* _Short task_
In the listing that follows, retype every line from the first through the one containing "from matplotlib.ticker import". Pictures are to be left out.

* _Data_
━━━━━━━━━━━━━━━━━━━━

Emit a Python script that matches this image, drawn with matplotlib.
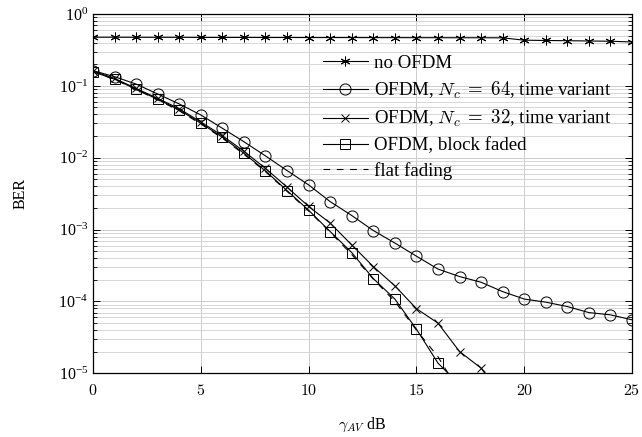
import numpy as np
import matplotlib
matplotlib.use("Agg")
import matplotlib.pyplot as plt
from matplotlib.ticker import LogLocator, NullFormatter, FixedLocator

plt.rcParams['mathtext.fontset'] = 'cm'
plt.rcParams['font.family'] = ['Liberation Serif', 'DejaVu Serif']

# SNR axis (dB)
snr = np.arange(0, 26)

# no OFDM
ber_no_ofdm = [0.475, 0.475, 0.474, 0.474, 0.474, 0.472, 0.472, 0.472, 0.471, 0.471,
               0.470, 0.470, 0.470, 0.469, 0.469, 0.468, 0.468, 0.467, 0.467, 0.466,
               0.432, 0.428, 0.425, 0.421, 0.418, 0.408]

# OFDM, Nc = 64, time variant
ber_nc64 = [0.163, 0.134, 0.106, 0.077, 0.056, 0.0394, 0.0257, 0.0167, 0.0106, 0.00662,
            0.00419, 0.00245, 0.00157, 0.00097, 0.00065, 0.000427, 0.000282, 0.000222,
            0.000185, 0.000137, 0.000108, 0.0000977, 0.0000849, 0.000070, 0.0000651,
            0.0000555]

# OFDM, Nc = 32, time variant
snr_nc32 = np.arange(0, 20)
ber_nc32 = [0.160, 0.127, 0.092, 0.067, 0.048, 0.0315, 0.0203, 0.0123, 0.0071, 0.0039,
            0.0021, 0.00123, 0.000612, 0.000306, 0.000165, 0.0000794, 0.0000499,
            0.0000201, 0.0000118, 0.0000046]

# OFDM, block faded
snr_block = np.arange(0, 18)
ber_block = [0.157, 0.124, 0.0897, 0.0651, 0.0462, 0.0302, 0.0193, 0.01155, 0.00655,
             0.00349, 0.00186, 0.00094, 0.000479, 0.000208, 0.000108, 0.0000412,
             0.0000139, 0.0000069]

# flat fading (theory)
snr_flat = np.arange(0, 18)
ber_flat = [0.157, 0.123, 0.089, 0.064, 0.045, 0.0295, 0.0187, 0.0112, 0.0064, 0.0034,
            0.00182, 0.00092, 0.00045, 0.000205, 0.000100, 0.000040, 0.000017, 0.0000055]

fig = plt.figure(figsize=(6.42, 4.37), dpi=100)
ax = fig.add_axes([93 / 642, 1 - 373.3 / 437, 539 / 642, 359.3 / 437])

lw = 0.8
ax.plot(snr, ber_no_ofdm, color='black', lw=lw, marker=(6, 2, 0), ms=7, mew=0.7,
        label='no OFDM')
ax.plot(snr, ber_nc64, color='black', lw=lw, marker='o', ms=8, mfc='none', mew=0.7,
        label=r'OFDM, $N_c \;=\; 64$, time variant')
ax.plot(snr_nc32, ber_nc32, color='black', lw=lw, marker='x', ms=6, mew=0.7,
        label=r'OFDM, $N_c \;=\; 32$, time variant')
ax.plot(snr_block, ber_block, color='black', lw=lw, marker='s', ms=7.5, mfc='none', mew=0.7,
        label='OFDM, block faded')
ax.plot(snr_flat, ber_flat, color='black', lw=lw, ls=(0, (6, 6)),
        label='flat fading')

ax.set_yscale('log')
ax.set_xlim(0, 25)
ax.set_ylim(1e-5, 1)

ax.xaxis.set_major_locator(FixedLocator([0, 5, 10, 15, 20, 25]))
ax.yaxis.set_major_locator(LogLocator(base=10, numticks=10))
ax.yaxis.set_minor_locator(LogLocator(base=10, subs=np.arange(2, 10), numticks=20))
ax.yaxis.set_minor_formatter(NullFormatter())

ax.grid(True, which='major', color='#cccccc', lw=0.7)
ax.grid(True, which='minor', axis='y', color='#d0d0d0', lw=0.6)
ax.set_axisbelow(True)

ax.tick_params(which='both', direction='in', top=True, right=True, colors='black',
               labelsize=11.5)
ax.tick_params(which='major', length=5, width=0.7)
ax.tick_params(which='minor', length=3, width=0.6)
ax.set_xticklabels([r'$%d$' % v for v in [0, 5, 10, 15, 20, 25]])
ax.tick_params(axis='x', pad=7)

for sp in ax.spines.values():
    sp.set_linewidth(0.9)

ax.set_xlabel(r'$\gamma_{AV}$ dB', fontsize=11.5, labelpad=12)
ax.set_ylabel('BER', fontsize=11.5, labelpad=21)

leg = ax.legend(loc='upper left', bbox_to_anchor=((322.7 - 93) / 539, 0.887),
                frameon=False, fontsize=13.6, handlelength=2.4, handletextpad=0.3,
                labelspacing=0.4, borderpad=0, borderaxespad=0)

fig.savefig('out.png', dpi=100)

━━━━━━━━━━━━━━━━━━━━

* _Exercise result_
Emit a Python script that matches this image, drawn with matplotlib.
import numpy as np
import matplotlib
matplotlib.use("Agg")
import matplotlib.pyplot as plt
from matplotlib.ticker import LogLocator, NullFormatter, FixedLocator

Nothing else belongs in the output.